NO! Don’t do that. Every record owner knows you are not supposed to use the stack and arm method. It damages the albums. Sheesh. To this day I remember as a kid my parents stacking Neil Diamond and Barbara Streisand albums up in a pile, putting the arm over them and hitting play. The first one played, then blam, the next one fell hard onto the one below, then that one played, and blam, and so on… and hope you didn’t stack too many and the needle dragged on the one it couldn’t quite reach, alerting you to the fact with a soul crushing scraping noise all across the last record. Sometimes, the stack was too tall and the toner arm couldn’t even make it over the stack and got hung up, wearing on the belt and mechanisms for hours before you realized and released it from hell. Yeah. For sure… R E L A X.
They’re Attractive, Informative And Easy To Store. Record albums are never out of place. Because the aesthetics appeal of the jacket design, they’re beautifully at home in any living room or library. They’ve also got important information on the backs – about the artists, about the performances or about the program. And because they’re flat and not bulky, you can store hundreds in a minimum of space and still see every title.
By the way, that is the actual punctuation they used. All you English major’s weep.

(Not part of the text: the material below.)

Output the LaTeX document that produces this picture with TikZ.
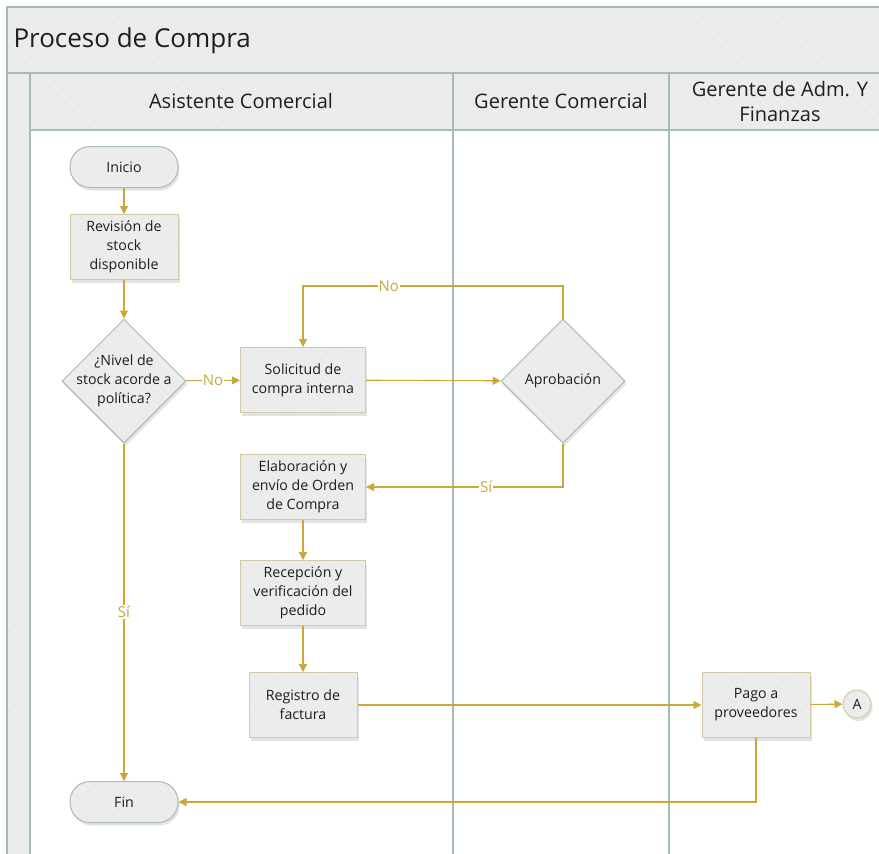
\documentclass[tikz,border=0pt]{standalone}
\usepackage{fontspec}
\setmainfont{Open Sans}
\usetikzlibrary{arrows.meta,shapes.geometric,shadows,patterns.meta}

\definecolor{lanefill}{HTML}{EBEBEB}
\definecolor{hatchline}{HTML}{F2F2F2}
\definecolor{laneline}{HTML}{A7BCB5}
\definecolor{flow}{HTML}{C9A73B}
\definecolor{boxline}{HTML}{D3C9A2}
\definecolor{ink}{HTML}{1E1E1E}

\tikzset{
  hatched/.style={preaction={fill=lanefill},
    pattern={Lines[angle=-45,distance=7pt,line width=0.6pt]}, pattern color=hatchline},
  nodefont/.style={font=\fontsize{14.2}{19}\selectfont, text=ink},
  softshadow/.style={drop shadow={opacity=0.22, shadow xshift=1.5pt, shadow yshift=-3pt}},
  process/.style={rectangle, softshadow, hatched, draw=boxline, line width=1pt,
    minimum width=125pt, minimum height=65pt, inner sep=1pt, align=center, nodefont},
  terminal/.style={rectangle, rounded corners=20pt, softshadow, hatched, draw=laneline,
    line width=1pt, minimum width=108pt, minimum height=41pt, nodefont},
  decision/.style={diamond, aspect=1, softshadow, hatched, draw=laneline, line width=1pt,
    minimum width=124pt, minimum height=124pt, inner sep=0pt},
  connector/.style={circle, softshadow, hatched, draw=boxline, line width=1pt,
    minimum size=28pt, inner sep=0pt, nodefont},
  flowline/.style={draw=flow, line width=1.1pt, -{Triangle[length=8pt,width=8pt]}},
  flowlabel/.style={fill=white, inner sep=1pt, text=flow, font=\fontsize{15}{17}\selectfont},
  laneborder/.style={draw=laneline, line width=1.3pt},
  headfont/.style={font=\fontsize{20}{25}\selectfont, text=ink, align=center},
}

\begin{document}
\begin{tikzpicture}[x=1pt, y=-1pt]
\useasboundingbox (0,0) rectangle (879,854);
\begin{scope}
\clip (0,0) rectangle (879,854);
% pool title band and left strip
\path[hatched, laneborder] (7,7) rectangle (895,73);
\path[hatched, laneborder] (7,73) rectangle (30,870);
% lane headers
\path[hatched, laneborder] (30,73) rectangle (453,130);
\path[hatched, laneborder] (453,73) rectangle (669,130);
\path[hatched, laneborder] (669,73) rectangle (895,130);
% lane separators
\draw[laneborder] (453,130) -- (453,870);
\draw[laneborder] (669,130) -- (669,870);
\end{scope}

\node[anchor=west, font=\fontsize{26}{30}\selectfont, text=ink] (pooltitle) at (10,41) {Proceso de Compra};
\node[headfont] (laneA) at (241,101) {Asistente Comercial};
\node[headfont] (laneB) at (561,101) {Gerente Comercial};
\node[headfont] (laneC) at (780,101) {Gerente de Adm. Y\\Finanzas};

% flow elements
\node[terminal] (inicio) at (124,167) {Inicio};
\node[process, minimum width=108pt] (revision) at (124,247) {Revisión de\\stock\\disponible};
\node[decision, label={[nodefont, align=center]center:¿Nivel de\\stock acorde a\\política?}] (nivel) at (124,381) {};
\node[process] (solicitud) at (303,380) {Solicitud de\\compra interna};
\node[decision, label={[nodefont]center:Aprobación}] (aprobacion) at (563,381) {};
\node[process] (orden) at (303,487) {Elaboración y\\envío de Orden\\de Compra};
\node[process] (recepcion) at (303,593) {Recepción y\\verificación del\\pedido};
\node[process, minimum width=108pt] (registro) at (303,705) {Registro de\\factura};
\node[process, minimum width=108pt] (pago) at (756,705) {Pago a\\proveedores};
\node[connector] (conA) at (857,704) {A};
\node[terminal] (fin) at (124,802) {Fin};

\coordinate (noRight) at (563,286);
\coordinate (noLeft) at (303,286);
\coordinate (siCorner) at (563,487);
\coordinate (pagoCorner) at (756,802);

% connectors
\draw[flowline] (inicio) -- (revision);
\draw[flowline] (revision) -- (nivel);
\draw[flowline] (nivel) -- node[flowlabel]{No} (solicitud);
\draw[flowline] (solicitud) -- (aprobacion);
\draw[flowline] (aprobacion.north) -- (noRight) -- node[flowlabel, pos=0.67]{No} (noLeft) -- (solicitud.north);
\draw[flowline] (aprobacion.south) -- (siCorner) -- node[flowlabel, pos=0.39]{Sí} (orden.east);
\draw[flowline] (orden) -- (recepcion);
\draw[flowline] (recepcion) -- (registro);
\draw[flowline] (registro) -- (pago);
\draw[flowline] (pago) -- (conA);
\draw[flowline] (pago.south) -- (pagoCorner) -- (fin.east);
\draw[flowline] (nivel.south) -- node[flowlabel, pos=0.5]{Sí} (fin.north);
\end{tikzpicture}
\end{document}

So, this one they have right to a point. The records are art, and information yes, but the storage… tell it to my external hard drive, laptop or I-Pod. Storage IS an issue with vinyl.
If It’s In Recorded Form, You Know It’ll Be Available On Records. Everything’s on long-playing records these days… your favorite artists, shows, comedy, movie soundtracks, concerts, drama, documented history, educational material… you name it. This is not so with any other kind of recording.
I… I don’t even know what to say about this one. You came, you went, you came back… and it’s still not true. Sigh.
They Make A Great Gift. Everybody you know loves music. And practically everyone owns a phonograph. Records are a gift that says a lot to the person you’re giving them to. And they keep on remembering.
Everyone? They do make a nice gifts, at least that part is right. IF you happen to still have a pho-no-graph player.
I will have to frame this sleeve. It really puts records in their place in history. Oh and I almost forgot to include the footer…
And Remember… It Always Happens First On Records.